---- The input

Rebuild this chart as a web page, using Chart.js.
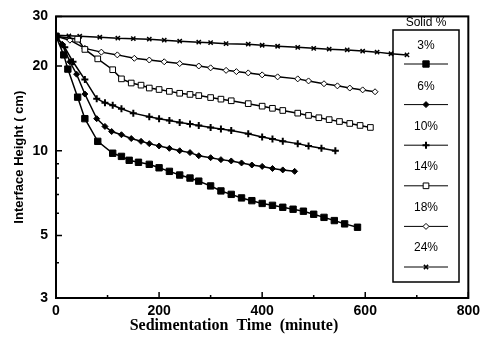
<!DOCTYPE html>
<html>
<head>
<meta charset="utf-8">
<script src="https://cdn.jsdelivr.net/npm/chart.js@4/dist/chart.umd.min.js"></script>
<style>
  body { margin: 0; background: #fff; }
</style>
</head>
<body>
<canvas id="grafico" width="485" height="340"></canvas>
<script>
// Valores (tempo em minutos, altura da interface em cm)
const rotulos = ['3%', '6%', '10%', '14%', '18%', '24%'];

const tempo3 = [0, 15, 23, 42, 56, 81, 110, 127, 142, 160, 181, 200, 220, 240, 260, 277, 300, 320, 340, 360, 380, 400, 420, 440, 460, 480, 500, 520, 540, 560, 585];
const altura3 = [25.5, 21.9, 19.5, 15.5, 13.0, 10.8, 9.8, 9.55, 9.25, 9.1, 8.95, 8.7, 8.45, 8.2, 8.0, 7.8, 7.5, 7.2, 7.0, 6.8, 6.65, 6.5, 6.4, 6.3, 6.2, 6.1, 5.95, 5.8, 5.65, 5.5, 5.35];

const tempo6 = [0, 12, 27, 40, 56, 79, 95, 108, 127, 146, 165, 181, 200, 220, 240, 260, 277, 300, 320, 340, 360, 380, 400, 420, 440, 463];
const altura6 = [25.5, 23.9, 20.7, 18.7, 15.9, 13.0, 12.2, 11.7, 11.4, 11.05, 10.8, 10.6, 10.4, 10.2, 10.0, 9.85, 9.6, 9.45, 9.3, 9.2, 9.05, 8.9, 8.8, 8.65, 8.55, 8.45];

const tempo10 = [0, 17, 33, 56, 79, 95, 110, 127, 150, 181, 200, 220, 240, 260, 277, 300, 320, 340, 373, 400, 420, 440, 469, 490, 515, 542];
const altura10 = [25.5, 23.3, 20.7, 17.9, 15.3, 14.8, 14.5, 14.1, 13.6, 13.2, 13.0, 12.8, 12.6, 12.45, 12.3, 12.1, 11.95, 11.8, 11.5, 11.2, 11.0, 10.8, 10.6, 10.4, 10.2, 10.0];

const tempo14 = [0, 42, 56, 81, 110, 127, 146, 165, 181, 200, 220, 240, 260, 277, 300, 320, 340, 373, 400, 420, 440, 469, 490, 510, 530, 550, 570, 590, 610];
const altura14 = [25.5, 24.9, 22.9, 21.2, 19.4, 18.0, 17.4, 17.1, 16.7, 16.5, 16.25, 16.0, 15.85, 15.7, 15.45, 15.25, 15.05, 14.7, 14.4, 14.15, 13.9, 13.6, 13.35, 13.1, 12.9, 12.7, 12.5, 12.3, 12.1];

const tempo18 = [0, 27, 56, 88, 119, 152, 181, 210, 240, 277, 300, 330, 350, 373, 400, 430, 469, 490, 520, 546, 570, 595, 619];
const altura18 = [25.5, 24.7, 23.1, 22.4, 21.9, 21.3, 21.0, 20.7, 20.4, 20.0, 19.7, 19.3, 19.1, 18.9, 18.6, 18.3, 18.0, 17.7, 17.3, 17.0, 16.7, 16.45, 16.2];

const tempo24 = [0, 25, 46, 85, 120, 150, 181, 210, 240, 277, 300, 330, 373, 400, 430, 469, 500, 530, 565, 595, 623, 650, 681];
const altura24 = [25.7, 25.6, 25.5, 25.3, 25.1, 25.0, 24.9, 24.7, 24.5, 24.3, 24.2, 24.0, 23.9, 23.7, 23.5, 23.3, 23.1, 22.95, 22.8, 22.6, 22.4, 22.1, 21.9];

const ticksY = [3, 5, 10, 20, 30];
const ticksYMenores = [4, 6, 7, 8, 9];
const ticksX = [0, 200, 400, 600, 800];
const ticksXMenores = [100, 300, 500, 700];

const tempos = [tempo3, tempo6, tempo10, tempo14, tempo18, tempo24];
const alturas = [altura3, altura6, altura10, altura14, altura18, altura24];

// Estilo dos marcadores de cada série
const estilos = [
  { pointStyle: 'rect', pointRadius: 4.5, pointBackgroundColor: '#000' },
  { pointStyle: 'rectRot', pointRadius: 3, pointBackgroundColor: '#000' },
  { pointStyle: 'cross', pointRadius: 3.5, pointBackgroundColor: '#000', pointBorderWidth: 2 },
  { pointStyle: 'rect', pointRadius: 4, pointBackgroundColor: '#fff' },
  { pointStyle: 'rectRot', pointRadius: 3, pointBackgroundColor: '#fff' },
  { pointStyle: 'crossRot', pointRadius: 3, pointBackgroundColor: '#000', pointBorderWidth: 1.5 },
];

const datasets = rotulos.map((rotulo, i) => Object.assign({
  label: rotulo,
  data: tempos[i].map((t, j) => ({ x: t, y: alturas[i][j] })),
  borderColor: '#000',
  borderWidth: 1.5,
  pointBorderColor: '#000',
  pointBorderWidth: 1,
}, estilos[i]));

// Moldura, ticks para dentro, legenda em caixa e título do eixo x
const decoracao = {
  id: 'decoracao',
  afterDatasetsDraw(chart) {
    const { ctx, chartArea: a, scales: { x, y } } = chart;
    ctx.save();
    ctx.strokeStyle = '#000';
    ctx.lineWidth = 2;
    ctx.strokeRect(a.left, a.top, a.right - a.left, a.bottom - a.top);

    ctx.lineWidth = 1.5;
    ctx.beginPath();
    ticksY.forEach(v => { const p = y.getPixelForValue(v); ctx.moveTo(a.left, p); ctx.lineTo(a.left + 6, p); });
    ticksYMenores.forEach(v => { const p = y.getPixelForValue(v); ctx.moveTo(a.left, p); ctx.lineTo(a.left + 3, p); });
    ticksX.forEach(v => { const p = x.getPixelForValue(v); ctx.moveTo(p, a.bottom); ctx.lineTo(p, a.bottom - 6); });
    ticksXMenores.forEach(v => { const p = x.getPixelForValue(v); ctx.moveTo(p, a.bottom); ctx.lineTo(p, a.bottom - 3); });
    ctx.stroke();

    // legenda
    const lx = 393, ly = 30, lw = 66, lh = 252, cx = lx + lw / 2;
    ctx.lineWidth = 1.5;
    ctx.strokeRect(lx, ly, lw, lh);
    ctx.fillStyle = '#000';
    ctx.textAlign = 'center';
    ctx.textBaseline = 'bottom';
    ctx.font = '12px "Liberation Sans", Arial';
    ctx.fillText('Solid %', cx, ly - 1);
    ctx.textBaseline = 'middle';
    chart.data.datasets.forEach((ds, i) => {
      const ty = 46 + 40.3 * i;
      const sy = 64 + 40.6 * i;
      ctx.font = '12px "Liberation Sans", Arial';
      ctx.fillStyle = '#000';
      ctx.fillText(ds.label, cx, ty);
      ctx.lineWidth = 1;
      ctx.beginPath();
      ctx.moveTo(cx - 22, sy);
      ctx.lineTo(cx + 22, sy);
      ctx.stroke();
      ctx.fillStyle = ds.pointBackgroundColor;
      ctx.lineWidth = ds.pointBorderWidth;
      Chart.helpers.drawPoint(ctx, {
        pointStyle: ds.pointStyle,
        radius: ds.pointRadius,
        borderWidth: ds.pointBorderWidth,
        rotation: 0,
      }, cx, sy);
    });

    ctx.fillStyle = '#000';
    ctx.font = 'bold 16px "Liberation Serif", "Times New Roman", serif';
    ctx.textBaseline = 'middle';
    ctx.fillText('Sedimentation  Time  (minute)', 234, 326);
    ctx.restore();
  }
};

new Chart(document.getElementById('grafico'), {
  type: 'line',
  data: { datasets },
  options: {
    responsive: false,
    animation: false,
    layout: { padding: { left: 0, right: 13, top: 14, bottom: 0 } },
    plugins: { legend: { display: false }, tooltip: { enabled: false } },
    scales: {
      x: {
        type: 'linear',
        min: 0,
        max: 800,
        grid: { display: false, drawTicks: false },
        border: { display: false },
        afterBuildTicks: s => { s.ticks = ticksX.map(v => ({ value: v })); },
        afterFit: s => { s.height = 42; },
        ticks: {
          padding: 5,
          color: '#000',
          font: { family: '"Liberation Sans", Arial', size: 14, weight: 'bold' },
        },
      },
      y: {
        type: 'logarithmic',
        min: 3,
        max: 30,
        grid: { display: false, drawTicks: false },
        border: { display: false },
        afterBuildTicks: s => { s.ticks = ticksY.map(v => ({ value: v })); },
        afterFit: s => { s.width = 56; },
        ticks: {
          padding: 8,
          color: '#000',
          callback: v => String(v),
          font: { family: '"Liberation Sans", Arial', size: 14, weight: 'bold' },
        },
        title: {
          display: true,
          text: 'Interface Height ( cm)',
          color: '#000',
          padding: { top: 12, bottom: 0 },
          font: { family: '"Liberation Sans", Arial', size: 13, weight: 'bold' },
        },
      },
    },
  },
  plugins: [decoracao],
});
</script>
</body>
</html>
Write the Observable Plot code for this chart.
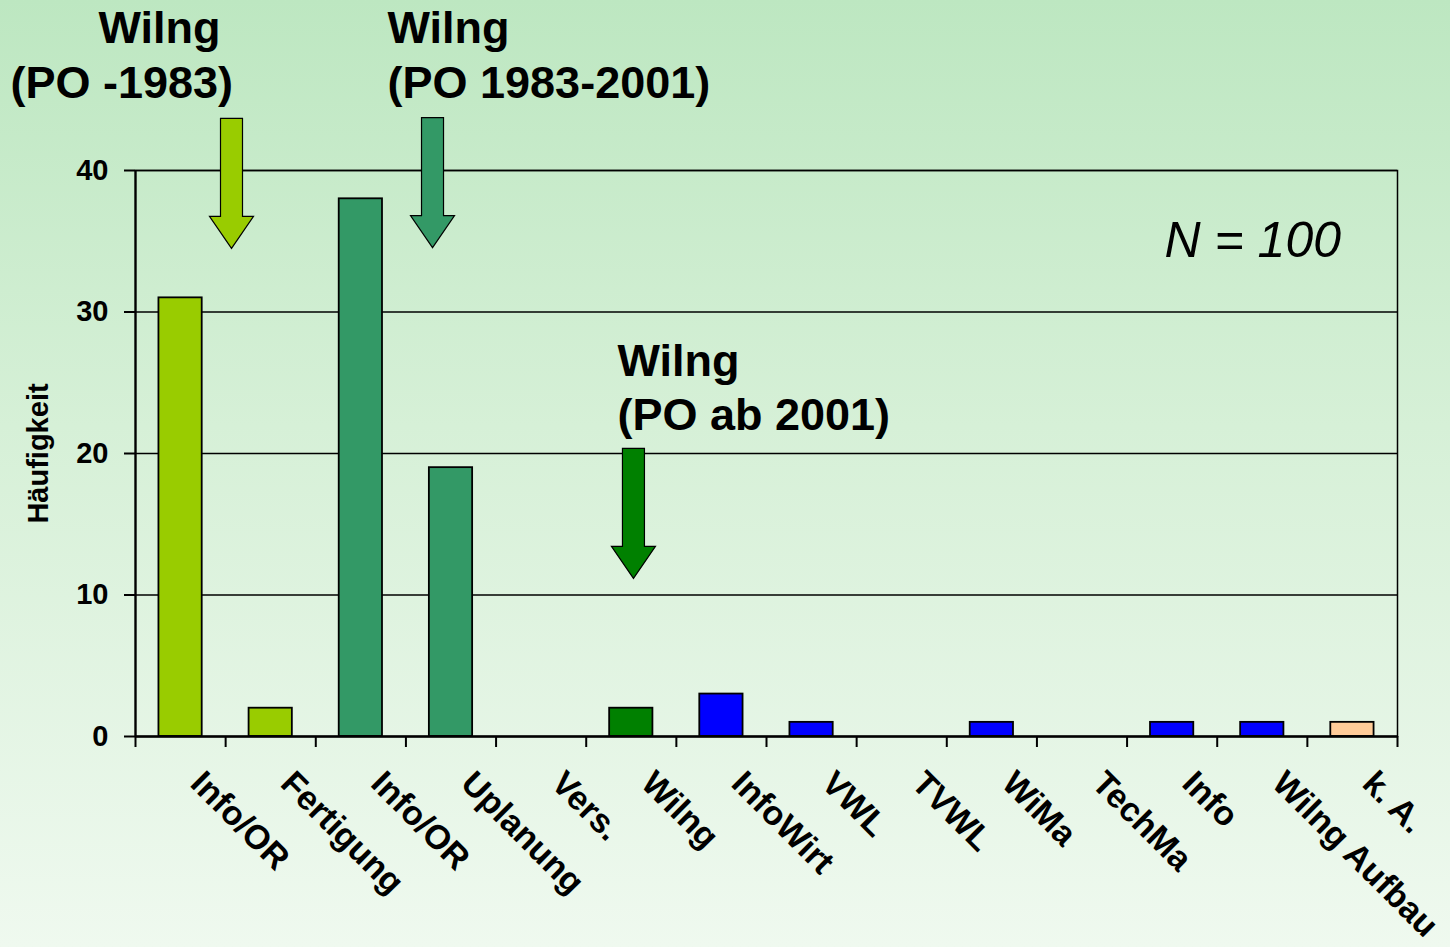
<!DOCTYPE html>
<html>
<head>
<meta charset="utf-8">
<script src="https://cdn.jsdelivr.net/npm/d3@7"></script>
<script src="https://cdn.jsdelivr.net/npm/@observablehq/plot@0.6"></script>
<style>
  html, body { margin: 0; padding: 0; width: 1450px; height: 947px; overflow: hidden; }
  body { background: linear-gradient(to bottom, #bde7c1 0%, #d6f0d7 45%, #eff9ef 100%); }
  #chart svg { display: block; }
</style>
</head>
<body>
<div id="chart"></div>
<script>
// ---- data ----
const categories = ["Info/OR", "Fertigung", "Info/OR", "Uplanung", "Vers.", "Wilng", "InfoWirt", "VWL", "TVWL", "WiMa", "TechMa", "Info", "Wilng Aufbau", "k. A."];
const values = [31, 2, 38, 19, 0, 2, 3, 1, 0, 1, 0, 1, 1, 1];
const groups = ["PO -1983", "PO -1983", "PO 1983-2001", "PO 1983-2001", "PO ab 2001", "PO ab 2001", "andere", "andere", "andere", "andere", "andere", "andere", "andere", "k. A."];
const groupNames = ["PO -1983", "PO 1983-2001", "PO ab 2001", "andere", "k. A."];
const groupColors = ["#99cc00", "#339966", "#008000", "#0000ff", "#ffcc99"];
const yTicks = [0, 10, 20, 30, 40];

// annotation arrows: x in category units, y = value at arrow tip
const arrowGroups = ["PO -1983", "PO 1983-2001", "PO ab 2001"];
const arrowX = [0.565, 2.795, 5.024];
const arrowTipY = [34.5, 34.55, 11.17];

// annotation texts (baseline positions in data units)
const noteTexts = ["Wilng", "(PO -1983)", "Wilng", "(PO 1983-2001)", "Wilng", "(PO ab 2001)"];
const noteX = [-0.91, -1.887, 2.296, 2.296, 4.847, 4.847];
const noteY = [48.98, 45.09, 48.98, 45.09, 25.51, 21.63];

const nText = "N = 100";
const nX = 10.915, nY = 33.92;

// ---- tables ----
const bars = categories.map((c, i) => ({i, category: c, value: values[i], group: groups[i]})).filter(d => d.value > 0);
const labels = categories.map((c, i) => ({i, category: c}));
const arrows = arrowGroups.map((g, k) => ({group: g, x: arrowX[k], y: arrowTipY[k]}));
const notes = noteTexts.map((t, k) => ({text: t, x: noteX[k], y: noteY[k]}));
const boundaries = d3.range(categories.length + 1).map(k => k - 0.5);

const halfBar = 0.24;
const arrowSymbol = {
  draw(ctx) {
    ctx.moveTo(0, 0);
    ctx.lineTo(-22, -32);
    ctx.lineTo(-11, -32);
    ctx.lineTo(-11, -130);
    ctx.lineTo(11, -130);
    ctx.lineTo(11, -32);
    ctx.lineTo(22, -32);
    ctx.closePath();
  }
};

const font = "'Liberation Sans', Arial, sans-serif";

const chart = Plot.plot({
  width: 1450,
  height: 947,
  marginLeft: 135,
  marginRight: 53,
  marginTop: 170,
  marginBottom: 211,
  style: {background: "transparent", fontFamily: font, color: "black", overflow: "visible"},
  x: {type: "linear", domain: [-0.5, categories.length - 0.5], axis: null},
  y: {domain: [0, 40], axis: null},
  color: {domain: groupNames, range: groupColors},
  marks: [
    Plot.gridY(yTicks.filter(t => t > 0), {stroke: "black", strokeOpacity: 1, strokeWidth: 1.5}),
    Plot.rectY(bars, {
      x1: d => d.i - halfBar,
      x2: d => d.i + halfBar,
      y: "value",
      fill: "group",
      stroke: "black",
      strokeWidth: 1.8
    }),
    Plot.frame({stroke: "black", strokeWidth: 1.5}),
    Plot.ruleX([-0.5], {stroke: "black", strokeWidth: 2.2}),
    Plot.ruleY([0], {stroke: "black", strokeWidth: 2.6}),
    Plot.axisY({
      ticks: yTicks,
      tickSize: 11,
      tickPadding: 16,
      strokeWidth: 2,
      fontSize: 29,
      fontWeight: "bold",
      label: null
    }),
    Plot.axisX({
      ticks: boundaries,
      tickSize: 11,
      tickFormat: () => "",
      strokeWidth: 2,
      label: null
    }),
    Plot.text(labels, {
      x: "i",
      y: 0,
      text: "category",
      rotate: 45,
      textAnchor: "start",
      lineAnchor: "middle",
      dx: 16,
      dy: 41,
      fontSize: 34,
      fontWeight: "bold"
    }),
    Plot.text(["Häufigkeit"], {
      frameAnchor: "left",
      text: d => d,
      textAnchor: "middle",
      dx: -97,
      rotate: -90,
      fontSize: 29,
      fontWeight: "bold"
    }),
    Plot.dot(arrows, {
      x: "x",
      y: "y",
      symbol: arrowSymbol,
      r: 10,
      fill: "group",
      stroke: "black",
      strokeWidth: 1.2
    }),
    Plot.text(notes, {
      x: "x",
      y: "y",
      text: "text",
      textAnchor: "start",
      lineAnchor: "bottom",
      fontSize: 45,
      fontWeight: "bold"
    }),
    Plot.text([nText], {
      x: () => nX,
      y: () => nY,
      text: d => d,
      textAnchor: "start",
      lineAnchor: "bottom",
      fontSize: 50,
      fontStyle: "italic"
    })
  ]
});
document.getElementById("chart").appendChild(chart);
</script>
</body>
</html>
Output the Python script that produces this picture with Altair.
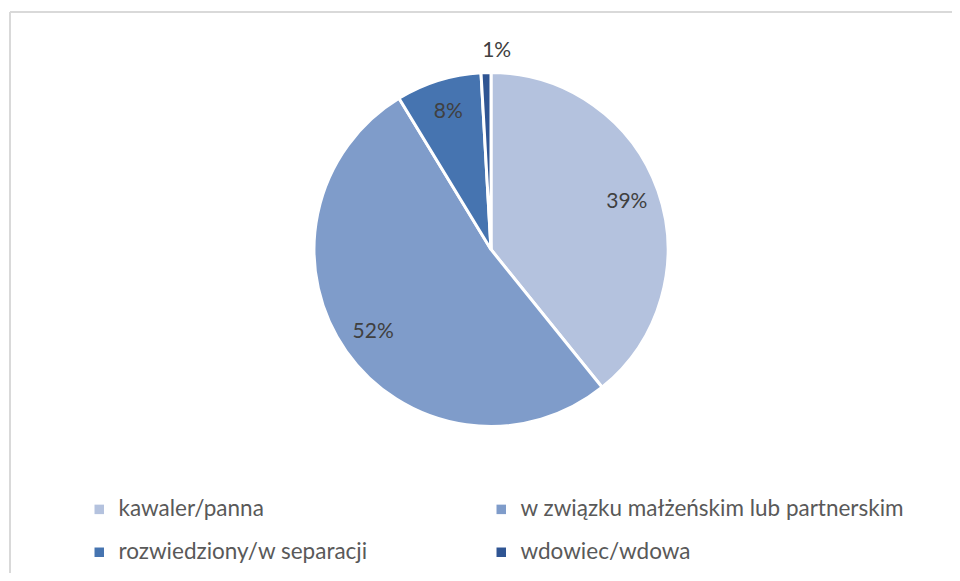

--------

Exercise brief
Starting at the top of the listing above, please restate word for word each line up to and including the one that holds "16.7, 16.45, 16.2];", omitting every image.

Result of the exercise
Rebuild this chart as a web page, using Chart.js.
<!DOCTYPE html>
<html>
<head>
<meta charset="utf-8">
<script src="https://cdn.jsdelivr.net/npm/chart.js@4/dist/chart.umd.min.js"></script>
<style>
  body { margin: 0; background: #fff; }
</style>
</head>
<body>
<canvas id="grafico" width="485" height="340"></canvas>
<script>
// Valores (tempo em minutos, altura da interface em cm)
const rotulos = ['3%', '6%', '10%', '14%', '18%', '24%'];

const tempo3 = [0, 15, 23, 42, 56, 81, 110, 127, 142, 160, 181, 200, 220, 240, 260, 277, 300, 320, 340, 360, 380, 400, 420, 440, 460, 480, 500, 520, 540, 560, 585];
const altura3 = [25.5, 21.9, 19.5, 15.5, 13.0, 10.8, 9.8, 9.55, 9.25, 9.1, 8.95, 8.7, 8.45, 8.2, 8.0, 7.8, 7.5, 7.2, 7.0, 6.8, 6.65, 6.5, 6.4, 6.3, 6.2, 6.1, 5.95, 5.8, 5.65, 5.5, 5.35];

const tempo6 = [0, 12, 27, 40, 56, 79, 95, 108, 127, 146, 165, 181, 200, 220, 240, 260, 277, 300, 320, 340, 360, 380, 400, 420, 440, 463];
const altura6 = [25.5, 23.9, 20.7, 18.7, 15.9, 13.0, 12.2, 11.7, 11.4, 11.05, 10.8, 10.6, 10.4, 10.2, 10.0, 9.85, 9.6, 9.45, 9.3, 9.2, 9.05, 8.9, 8.8, 8.65, 8.55, 8.45];

const tempo10 = [0, 17, 33, 56, 79, 95, 110, 127, 150, 181, 200, 220, 240, 260, 277, 300, 320, 340, 373, 400, 420, 440, 469, 490, 515, 542];
const altura10 = [25.5, 23.3, 20.7, 17.9, 15.3, 14.8, 14.5, 14.1, 13.6, 13.2, 13.0, 12.8, 12.6, 12.45, 12.3, 12.1, 11.95, 11.8, 11.5, 11.2, 11.0, 10.8, 10.6, 10.4, 10.2, 10.0];

const tempo14 = [0, 42, 56, 81, 110, 127, 146, 165, 181, 200, 220, 240, 260, 277, 300, 320, 340, 373, 400, 420, 440, 469, 490, 510, 530, 550, 570, 590, 610];
const altura14 = [25.5, 24.9, 22.9, 21.2, 19.4, 18.0, 17.4, 17.1, 16.7, 16.5, 16.25, 16.0, 15.85, 15.7, 15.45, 15.25, 15.05, 14.7, 14.4, 14.15, 13.9, 13.6, 13.35, 13.1, 12.9, 12.7, 12.5, 12.3, 12.1];

const tempo18 = [0, 27, 56, 88, 119, 152, 181, 210, 240, 277, 300, 330, 350, 373, 400, 430, 469, 490, 520, 546, 570, 595, 619];
const altura18 = [25.5, 24.7, 23.1, 22.4, 21.9, 21.3, 21.0, 20.7, 20.4, 20.0, 19.7, 19.3, 19.1, 18.9, 18.6, 18.3, 18.0, 17.7, 17.3, 17.0, 16.7, 16.45, 16.2];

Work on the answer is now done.